═════ INFORMATION SHOWN ═════
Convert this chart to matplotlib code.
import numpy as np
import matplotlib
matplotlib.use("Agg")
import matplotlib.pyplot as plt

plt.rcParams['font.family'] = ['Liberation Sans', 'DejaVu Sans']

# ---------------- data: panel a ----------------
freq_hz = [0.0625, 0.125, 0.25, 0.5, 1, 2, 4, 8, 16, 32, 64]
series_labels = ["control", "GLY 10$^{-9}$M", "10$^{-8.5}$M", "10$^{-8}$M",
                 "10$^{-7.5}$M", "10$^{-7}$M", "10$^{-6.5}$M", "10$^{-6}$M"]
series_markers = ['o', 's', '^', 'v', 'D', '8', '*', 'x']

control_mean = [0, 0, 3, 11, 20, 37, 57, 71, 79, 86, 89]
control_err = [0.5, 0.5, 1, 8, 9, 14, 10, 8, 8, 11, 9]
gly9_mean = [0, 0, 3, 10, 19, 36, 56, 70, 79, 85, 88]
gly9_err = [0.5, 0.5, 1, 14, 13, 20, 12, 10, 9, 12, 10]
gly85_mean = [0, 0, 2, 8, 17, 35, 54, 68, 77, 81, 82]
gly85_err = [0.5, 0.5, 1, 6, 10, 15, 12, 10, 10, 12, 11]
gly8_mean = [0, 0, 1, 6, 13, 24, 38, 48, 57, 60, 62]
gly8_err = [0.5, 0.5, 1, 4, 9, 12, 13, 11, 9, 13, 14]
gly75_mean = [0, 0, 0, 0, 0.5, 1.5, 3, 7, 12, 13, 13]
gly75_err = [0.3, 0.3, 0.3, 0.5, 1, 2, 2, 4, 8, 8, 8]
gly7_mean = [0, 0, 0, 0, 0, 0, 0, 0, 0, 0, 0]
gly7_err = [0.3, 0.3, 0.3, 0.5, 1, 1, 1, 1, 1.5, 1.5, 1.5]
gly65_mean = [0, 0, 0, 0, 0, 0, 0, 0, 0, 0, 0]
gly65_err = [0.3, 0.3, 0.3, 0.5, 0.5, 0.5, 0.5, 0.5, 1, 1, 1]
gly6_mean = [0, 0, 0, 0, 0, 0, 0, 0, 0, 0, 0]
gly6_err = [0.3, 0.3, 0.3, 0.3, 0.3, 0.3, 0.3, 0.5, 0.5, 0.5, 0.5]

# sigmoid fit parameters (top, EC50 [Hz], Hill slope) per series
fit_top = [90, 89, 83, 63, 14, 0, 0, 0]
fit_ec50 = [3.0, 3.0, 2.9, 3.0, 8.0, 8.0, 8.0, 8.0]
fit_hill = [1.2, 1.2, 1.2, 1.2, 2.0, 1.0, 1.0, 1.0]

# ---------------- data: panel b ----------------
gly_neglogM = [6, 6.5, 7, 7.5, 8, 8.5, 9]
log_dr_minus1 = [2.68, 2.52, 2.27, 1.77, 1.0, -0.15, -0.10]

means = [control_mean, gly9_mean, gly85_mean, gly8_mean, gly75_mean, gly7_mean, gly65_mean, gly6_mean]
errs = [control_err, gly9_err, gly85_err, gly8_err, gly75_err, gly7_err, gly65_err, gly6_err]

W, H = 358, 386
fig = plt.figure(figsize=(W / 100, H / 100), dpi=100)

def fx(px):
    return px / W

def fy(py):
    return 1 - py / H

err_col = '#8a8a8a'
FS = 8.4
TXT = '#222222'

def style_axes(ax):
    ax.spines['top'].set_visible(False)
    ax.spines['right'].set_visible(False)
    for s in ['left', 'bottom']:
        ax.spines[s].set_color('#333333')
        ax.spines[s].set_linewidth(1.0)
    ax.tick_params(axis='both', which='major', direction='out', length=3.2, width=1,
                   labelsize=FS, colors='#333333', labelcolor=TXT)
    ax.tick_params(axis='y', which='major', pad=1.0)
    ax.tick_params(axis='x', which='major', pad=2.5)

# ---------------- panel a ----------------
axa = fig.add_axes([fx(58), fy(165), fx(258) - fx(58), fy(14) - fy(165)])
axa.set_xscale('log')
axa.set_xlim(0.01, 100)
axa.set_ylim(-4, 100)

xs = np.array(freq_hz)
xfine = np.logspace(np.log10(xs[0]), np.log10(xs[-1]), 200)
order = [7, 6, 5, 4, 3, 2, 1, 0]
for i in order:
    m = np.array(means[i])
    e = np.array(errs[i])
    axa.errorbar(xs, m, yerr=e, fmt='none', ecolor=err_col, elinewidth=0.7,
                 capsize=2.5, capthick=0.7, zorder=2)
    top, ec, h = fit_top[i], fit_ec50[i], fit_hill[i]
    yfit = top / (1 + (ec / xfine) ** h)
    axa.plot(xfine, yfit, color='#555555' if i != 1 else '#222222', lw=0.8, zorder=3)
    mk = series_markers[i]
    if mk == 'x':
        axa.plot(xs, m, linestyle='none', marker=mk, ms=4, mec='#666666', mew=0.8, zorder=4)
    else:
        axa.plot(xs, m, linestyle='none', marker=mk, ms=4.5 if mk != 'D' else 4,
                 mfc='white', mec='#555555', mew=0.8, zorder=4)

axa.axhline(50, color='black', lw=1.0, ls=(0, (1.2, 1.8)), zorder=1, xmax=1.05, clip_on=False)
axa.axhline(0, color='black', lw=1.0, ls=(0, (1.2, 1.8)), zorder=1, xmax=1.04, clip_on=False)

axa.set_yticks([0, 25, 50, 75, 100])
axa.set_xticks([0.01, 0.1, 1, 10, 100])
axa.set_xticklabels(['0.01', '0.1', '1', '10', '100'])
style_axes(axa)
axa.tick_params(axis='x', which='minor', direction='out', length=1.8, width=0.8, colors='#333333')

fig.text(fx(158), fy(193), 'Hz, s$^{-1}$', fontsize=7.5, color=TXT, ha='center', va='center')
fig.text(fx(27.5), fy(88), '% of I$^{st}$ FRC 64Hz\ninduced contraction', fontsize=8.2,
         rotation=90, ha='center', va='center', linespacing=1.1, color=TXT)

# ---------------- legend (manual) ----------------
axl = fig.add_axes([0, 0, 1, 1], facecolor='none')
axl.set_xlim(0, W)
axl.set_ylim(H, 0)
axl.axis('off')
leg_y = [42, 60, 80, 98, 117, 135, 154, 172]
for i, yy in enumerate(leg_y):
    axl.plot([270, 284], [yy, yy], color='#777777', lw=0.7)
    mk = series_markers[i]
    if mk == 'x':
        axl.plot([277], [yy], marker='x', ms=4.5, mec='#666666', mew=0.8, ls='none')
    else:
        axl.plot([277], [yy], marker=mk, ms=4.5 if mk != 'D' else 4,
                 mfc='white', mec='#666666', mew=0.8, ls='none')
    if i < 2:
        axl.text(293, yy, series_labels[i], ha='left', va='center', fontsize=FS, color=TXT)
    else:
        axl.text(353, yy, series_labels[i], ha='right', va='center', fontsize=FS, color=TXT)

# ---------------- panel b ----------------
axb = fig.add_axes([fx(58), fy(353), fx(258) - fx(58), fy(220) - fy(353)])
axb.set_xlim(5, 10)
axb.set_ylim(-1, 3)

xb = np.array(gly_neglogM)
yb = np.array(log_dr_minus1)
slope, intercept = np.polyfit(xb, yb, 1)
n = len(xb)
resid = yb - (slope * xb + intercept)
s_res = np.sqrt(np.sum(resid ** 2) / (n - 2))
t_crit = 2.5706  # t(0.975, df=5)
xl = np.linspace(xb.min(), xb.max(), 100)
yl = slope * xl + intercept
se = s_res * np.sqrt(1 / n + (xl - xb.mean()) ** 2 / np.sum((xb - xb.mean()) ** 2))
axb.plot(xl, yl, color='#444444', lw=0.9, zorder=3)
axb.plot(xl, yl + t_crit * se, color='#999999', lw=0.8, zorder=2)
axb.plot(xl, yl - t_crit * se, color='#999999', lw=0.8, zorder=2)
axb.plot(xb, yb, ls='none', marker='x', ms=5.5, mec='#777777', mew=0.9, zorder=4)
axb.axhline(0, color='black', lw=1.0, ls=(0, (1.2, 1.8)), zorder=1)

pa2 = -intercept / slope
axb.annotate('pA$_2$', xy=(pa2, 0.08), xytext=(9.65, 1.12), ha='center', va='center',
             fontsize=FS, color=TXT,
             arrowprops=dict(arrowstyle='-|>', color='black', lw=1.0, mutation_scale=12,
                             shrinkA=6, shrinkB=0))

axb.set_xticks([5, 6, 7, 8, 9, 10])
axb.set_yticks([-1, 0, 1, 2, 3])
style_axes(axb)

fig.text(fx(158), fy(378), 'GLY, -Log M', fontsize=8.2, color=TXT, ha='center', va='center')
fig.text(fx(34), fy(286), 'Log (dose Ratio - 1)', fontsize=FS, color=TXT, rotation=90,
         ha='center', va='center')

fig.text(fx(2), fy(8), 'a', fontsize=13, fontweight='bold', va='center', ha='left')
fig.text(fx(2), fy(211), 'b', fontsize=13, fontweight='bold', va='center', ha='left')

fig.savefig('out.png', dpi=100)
═════
● INSTRUCTION: Return, please, the lines of the data from the first through the line containing "plt.rcParams['font.family'] = ['Liberation", both kept, exactly as they stand and nothing more.

● SOLUTION:
Convert this chart to matplotlib code.
import numpy as np
import matplotlib
matplotlib.use("Agg")
import matplotlib.pyplot as plt

plt.rcParams['font.family'] = ['Liberation Sans', 'DejaVu Sans']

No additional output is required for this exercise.